|Title||:||On Risk-Sensitive Reinforcement Learning: Algorithms, Analysis and Applications|
|Speaker||:||Prashanth L A (Institute for Systems Research, University of Maryland, USA)|
|Details||:||Tue, 22 Dec, 2015 11:00 AM @ BSB 361|
|Abstract:||:||In many sequential decision-making problems, one may want to manage risk by minimizing some measure of variability in rewards in addition to maximizing a standard criterion. Variance related risk measures are among the most common risk-sensitive criteria in finance and operations research. While the theory of risk-sensitive Markov decision processes (MDPs) is relatively well-understood and that we know many of such problems are computationally intractable, not much work has been done to solve risk-sensitive MDPs in a typical reinforcement learning (RL) setting.

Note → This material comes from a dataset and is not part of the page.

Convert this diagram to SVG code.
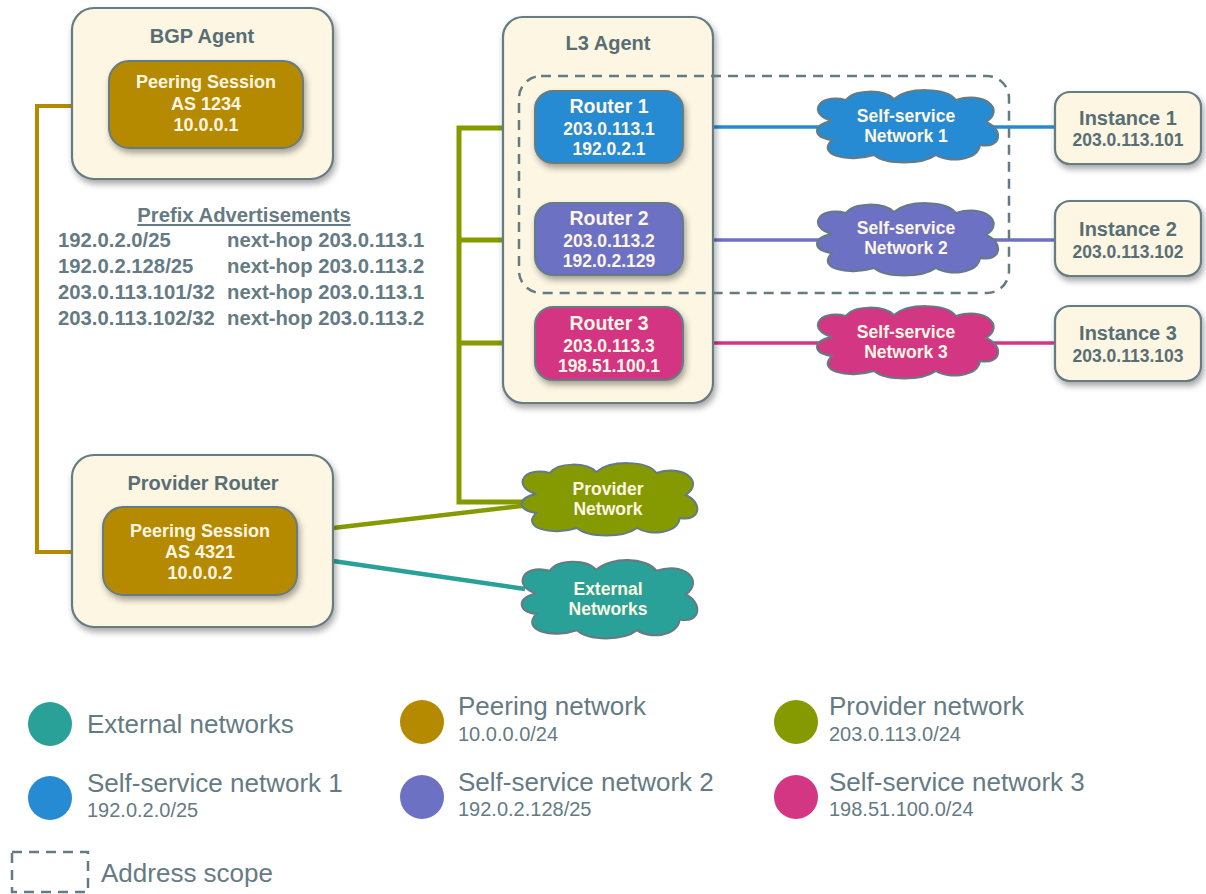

In this talk I will describe a few important steps that I took to approximately solve risk-sensitive MDPs - both discounted and average reward. For each formulation, I will first define a measure of variability for a policy, which in turn gives us a set of risk-sensitive criteria to optimize. For each of these criteria, I derive a formula for computing its gradient and then devise actor-critic algorithms that operate on three timescales - a temporal difference (TD) critic on the fastest timescale, a policy gradient (actor) on the intermediate timescale, and a dual ascent for Lagrange multipliers on the slowest timescale. In the discounted setting, I will point out the difficulty in estimating the gradient of the variance of the return and then present a simultaneous perturbation approach to alleviate this problem. The average setting, on the other hand, allows for an actor update using compatible features to estimate the gradient of the variance.
The analysis of the aforementioned risk-sensitive RL algorithms involves statistical aspects of the popular TD algorithm with function approximation and I will present concentration bounds that I derived in a recent work for the latter algorithm. These bounds help in establishing the convergence of risk-sensitive RL algorithms using the ordinary differential equations (ODE) method to locally risk-sensitive optimal policies.
Finally, I will demonstrate the usefulness of the risk-sensitive RL algorithms in a traffic signal control application. In particular, the empirical results show that risk-sensitive RL algorithms exhibit lower variance in the delay experienced by road users, as compared to corresponding risk-neutral RL variants.
Speaker Bio: Prashanth L A is a post-doctoral researcher at the Institute for Systems Research at the University of Maryland, College Park. His research interests are in reinforcement learning, stochastic optimization and multi-armed bandits. He earned MS and PhD from IISc Bangalore.